Change management is also significant. Project managers may resist procurement controls if they believe approvals will slow delivery. Finance teams may push for strict coding structures that delivery teams find impractical. Successful implementations balance control with usability and define service-level expectations for approvals, exceptions, and escalations.
- Standardize project and procurement master data before automating workflows
- Define approval thresholds that protect margins without blocking urgent delivery needs
- Use project templates by service line rather than forcing one model across all engagements
- Align billing rules, revenue recognition, and project accounting early in design
- Measure adoption through timesheet timeliness, approval cycle times, and billing accuracy
- Plan integrations carefully where CRM, HR, PSA, and procurement tools remain in place
Executive guidance for selecting and scaling professional services ERP
For CIOs, COOs, CFOs, and practice leaders, the selection process should begin with operating model priorities rather than software feature lists. The central question is how the firm wants to run projects, control external spend, and measure profitability at scale. ERP should then be evaluated against those workflows.

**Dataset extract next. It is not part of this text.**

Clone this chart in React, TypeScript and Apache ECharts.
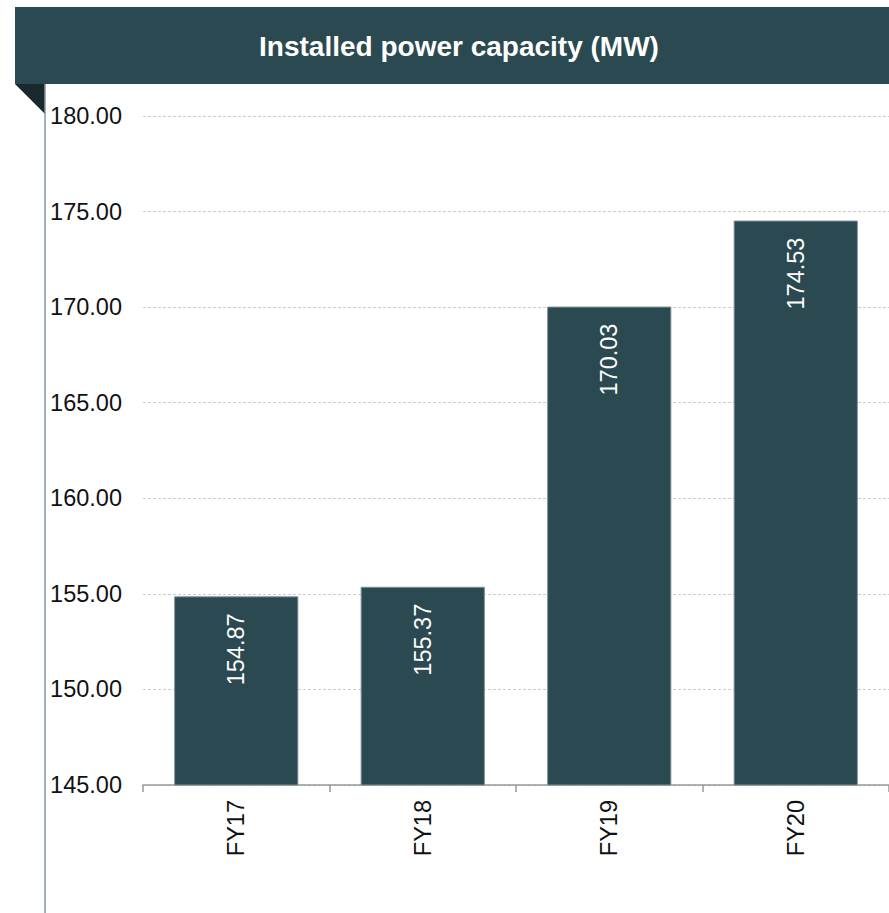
import React, { useEffect, useRef } from "react";
import * as echarts from "echarts";

const categories = ["FY17", "FY18", "FY19", "FY20"];
const capacity = [154.87, 155.37, 170.03, 174.53];
const titleText = "Installed power capacity (MW)";
const yMin = 145;
const yMax = 180;
const yStep = 5;

export default function App() {
  const ref = useRef<HTMLDivElement>(null);
  useEffect(() => {
    if (!ref.current) return;
    const chart = echarts.init(ref.current, undefined, { renderer: "svg" });
    const font = "'Liberation Sans', Arial, sans-serif";
    chart.setOption({
      animation: false,
      backgroundColor: "#ffffff",
      textStyle: { fontFamily: font },
      graphic: [
        { type: "rect", shape: { x: 15, y: 7, width: 880, height: 77 }, style: { fill: "#2a4950" }, z: 10 },
        {
          type: "text",
          x: 459,
          y: 46,
          style: { text: titleText, fill: "#ffffff", font: `bold 28px ${font}`, align: "center", verticalAlign: "middle" },
          z: 11,
        },
        { type: "polygon", shape: { points: [[15, 84], [45, 84], [45, 114]] }, style: { fill: "#182a2e" }, z: 10 },
        { type: "line", shape: { x1: 45, y1: 84, x2: 45, y2: 913 }, style: { stroke: "#8797a0", lineWidth: 1.5 }, z: 10 },
      ],
      grid: { left: 143, top: 116, bottom: 128, right: -4, containLabel: false },
      xAxis: {
        type: "category",
        data: categories,
        axisLine: { show: true, lineStyle: { color: "#999999", width: 1.5 } },
        axisTick: { show: true, length: 7, lineStyle: { color: "#999999", width: 1.5 } },
        axisLabel: { rotate: 90, margin: 15, fontSize: 23.5, color: "#111111", fontFamily: font },
      },
      yAxis: {
        type: "value",
        min: yMin,
        max: yMax,
        interval: yStep,
        axisLine: { show: false },
        axisTick: { show: false },
        axisLabel: { margin: 21, fontSize: 23.5, color: "#111111", fontFamily: font, formatter: (v: number) => v.toFixed(2) },
        splitLine: { show: true, lineStyle: { color: "#cccccc", width: 1, type: [3, 2] } },
      },
      series: [
        {
          type: "bar",
          data: capacity,
          barWidth: "66.6%",
          itemStyle: { color: "#2a4950", borderColor: "#7d9094", borderWidth: 1 },
          label: {
            show: true,
            position: "insideTop",
            rotate: 90,
            align: "right",
            verticalAlign: "middle",
            distance: 17,
            fontSize: 23.5,
            color: "#ffffff",
            fontFamily: font,
            formatter: (p: any) => Number(p.value).toFixed(2),
          },
        },
      ],
    });
    return () => chart.dispose();
  }, []);
  return <div ref={ref} style={{ position: "absolute", left: 0, top: 0, width: 889, height: 913 }} />;
}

A useful approach is to map the end-to-end lifecycle of a representative engagement: sales handoff, project setup, staffing, subcontractor purchasing, time and expense capture, billing, revenue recognition, and closeout. This exposes where manual work, weak controls, and reporting delays are affecting margin and client delivery.
Executive priorities to assess
- Can the ERP support multiple contract types without custom workarounds
- Does procurement integrate directly with project budgets and committed cost tracking
- Can project managers see labor, external spend, and billing status in one place
- Are approval workflows configurable by entity, service line, and spend threshold
- Does the reporting model support both executive portfolio views and project-level action
- Can the platform scale across entities, currencies, tax regimes, and delivery geographies
- What level of vertical SaaS integration is necessary versus optional
The firms that gain the most from professional services ERP are usually not those with the most complex software stack. They are the ones that define a clear operating model, standardize core workflows, and use automation to reduce administrative delay while preserving delivery accountability.
Building a more controlled and scalable project operating model
Professional services ERP is most effective when treated as an operational platform for project execution, procurement control, and financial visibility. It should connect people, vendors, contracts, budgets, and billing into a consistent workflow that supports both day-to-day delivery and executive decision-making.
For growing service organizations, the priority is not automation for its own sake. It is building a repeatable project operating model that improves utilization, protects margins, shortens billing cycles, and gives leadership earlier visibility into delivery risk. ERP provides the structure for that model when implementation is grounded in realistic workflows, governance requirements, and scalable process design.